Sunday, July 10, 2016

The philosophical difference between classical Christian education and public education.

At the classical Christian school where I work, we are constantly looking for new ways to increase enrollment in healthy ways.  We do this by maintaining those students who currently attend, and bringing in new families.  Over the past 2 or 3 years we've improved our retention of families, but one of the challenges we face is getting new families to see the surpassing worth of an education that is not utilitarian and that also costs money.  The current market that my school struggles to reach is the public school families.  There are a few classical schools in the greater western suburbs of Chicago, but our primary "competition" is not these other schools but the public schools. There are hordes of great Christian families who do not think that private education is worth the money or is better than the public schools.  (Caveat: my wife teaches in the public school, I attended public school, I have friends who teach in public schools, ergo, I'm not anti-public schools!)  These aren't irrelevant things to discuss when it comes to talking about public vs. private, but the reason why so many great Christian families don't send their kids to schools like mine is because there is a deeper philosophical shift that has happened that needs to be recognized and exposed.  Don't let words like "philosophical" stop you from reading the rest of this short post.  Let me explain.

Think of the word Truth.  It is a concept that encompasses all of what we accept as being right or correct about anything.  We believe that Truth includes the facts about all things.  Imagine a school that decided to take out Calculus, literature, physical education, or any other subject that belongs to a good education.  Some students might be happy, but many parents and teachers would (or at least should) object to paring down education in this way because it removes a branch of knowledge from a child's education.  Secularization in the West has been going on for hundreds of years (the belief that religion should be avoided because of its divisive effects came about not too long after the Reformation and the wars of religion that followed), and one of the effects of this is that religion has been relegated to the private sphere not the public sphere.  (I've used the term "private" school, and perhaps we should stop using that phrase because it seems to affirm the public and private divide.  Shouldn't all schools be "public" insofar as they exist for the common good of those in the community?)  This has been disastrous for education because it has hindered not only our ability to address morality (see David Hicks, Norms and Nobility for a slightly outdated but not insignificant account of the necessity of moral formation within education) but it has also eliminated the importance of religious knowledge within the broad scope of what we can know.

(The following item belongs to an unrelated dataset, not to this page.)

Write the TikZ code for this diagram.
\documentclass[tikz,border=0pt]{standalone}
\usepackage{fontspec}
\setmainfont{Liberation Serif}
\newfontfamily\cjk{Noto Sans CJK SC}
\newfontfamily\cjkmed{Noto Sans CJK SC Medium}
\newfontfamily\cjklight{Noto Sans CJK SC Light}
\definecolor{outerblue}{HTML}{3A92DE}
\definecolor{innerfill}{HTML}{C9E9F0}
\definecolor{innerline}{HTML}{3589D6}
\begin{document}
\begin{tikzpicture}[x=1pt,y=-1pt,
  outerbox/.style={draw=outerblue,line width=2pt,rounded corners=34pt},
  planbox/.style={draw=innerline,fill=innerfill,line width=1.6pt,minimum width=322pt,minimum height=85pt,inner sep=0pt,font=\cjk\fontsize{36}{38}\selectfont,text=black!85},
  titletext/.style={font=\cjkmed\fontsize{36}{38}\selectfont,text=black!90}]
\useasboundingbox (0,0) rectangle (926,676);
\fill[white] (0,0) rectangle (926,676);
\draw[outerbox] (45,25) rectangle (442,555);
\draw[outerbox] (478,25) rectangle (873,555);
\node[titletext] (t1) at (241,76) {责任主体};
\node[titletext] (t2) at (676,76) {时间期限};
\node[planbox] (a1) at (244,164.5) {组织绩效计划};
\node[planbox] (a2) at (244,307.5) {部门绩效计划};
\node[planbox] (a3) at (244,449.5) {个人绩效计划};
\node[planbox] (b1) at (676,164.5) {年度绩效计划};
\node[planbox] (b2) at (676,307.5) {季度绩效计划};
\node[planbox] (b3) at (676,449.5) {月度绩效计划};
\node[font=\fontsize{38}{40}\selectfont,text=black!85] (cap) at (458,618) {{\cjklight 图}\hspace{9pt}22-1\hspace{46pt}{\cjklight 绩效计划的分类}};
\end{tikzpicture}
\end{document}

In the late 1850s, John Henry Newman wrote a book called Discourses on the Scope and Nature of University Education, a book which now goes by the title The Idea of a University and includes some later material.  In this marvelous book, Newman, who was asked to found a Catholic University in Ireland, set out to explain the very purpose of a university.  He explains how theology is a branch of knowledge, and if you take it out then it's similar to taking out Calculus, literature, physical education, or any other subject that belongs to a good education.  Newman believes that theology, which is the study of God's revelation to humankind, ought to be placed in the context of a university in order to balance out the other disciplines.  It belongs in a university because it is here where what he calls the "rivalry of the other studies" occurs.  The liberal arts are a checks and balance among the subjects so that the student learns the "scope and nature" of things that can be known.  Public school education eliminates religion from its curriculum (I'm not saying it needs a class on Christianity, Buddhism, etc., but it would easy to ask a student what her religious community would say on any number of topics that come up in class discussion or literature class), and in doing so offers students a less than full course of knowledge.  I think that this truncated curriculum is lamentable, and it ultimately leads to another serious problem.

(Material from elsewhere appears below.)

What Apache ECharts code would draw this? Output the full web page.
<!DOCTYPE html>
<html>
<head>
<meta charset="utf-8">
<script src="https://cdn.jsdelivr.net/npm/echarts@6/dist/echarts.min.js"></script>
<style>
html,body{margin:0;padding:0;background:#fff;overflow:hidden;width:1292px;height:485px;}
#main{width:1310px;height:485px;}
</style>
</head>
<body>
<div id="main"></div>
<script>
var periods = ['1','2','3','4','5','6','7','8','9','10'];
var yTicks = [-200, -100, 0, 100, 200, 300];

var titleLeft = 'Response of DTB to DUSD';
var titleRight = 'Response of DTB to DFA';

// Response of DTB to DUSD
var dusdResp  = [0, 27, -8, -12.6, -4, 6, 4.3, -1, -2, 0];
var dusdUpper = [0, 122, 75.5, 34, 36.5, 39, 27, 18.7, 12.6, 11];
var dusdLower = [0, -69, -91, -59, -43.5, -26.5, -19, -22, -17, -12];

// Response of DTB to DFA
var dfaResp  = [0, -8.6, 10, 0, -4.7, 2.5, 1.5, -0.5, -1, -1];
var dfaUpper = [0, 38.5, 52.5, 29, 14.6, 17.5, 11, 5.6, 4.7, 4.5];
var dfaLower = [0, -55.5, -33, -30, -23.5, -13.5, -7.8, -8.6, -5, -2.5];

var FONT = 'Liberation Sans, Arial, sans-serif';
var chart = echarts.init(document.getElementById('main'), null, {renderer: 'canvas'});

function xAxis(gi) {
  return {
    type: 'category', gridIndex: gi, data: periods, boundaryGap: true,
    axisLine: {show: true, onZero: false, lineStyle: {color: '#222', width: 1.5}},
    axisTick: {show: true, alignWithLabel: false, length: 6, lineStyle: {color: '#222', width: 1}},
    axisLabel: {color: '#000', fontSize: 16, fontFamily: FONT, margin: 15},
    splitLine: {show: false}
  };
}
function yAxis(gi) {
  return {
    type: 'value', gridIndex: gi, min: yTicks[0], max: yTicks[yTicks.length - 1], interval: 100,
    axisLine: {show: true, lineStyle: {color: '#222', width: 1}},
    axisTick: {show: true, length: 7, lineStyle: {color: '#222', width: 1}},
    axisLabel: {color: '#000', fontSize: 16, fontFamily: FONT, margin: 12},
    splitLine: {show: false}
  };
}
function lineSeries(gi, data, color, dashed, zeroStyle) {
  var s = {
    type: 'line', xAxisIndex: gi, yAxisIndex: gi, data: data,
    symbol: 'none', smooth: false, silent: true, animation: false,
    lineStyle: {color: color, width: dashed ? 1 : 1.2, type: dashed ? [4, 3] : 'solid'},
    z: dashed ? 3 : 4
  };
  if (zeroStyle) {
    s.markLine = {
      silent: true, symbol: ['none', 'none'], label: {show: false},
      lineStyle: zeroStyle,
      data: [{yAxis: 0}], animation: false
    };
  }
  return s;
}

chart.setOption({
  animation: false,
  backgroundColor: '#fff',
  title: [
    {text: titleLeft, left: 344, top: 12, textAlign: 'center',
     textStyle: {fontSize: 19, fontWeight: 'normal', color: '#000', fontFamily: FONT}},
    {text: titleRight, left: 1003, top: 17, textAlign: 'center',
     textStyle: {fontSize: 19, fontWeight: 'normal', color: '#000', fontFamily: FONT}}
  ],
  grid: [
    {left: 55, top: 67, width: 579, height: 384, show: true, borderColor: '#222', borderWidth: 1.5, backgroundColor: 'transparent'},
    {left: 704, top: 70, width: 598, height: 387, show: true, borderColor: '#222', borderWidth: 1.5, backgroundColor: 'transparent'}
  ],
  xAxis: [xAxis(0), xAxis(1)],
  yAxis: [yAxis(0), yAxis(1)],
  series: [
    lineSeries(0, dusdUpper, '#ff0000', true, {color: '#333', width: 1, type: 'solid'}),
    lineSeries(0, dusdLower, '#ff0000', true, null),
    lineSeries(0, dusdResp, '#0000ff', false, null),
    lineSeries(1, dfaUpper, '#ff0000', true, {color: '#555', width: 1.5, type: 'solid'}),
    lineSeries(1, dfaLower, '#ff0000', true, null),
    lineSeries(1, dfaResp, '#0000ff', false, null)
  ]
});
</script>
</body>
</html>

What happens to even some of the best Christian students when you hinder clear moral formation and religious knowledge from their education?  To put it simply, some make it through public education with their faith intact and some don't.  We've all seen great Christian families raise kids in the fear and knowledge of God only to have a child resist the faith.  None of us know how our kids will turn out.  But what if our country's public education with its removal of morality and religious knowledge contributes to the secularization of our Christian students and families?  Wouldn't paying for an education that took Christianity and learning seriously be a risk worth taking when it comes to the well-being of your child?  This sounds like a guilt trip, and I don't mean it to be one.  But education is so important, and the cost of not thinking it through could be detrimental.  I bless the families that don't continue at our school.  I love some of them dearly and mourn their departure.  I don't think less of them.  But I've seen some of these dear people leave for the public school for reasons that hurt them in the future.  In the past year I've had two former students email me with serious concerns about their faith.  I was able to talk to one student in person, but the other was out of state and email had to suffice.  If only we could have struggled together for the faith.

I don't have any stats to demonstrate that Christians who attend public school lose their faith more frequently but I do know that the pressure against being a Christian is intense, and many parents and students aren't ready or able to withstand it.  My sisters and I made it through with our faith intact.  My parents and my church were crucial in this process.  And I'm sure that there are students who attended classical Christian schools who have since lost their faith.  I'm not putting forth classical Christian education as a panacea.  But I wish that more parents realized the way that public education participates in secularization and seriously considered a school like mine where my team of teachers live out everyday that fantastic medieval mantra of faith seeking understanding.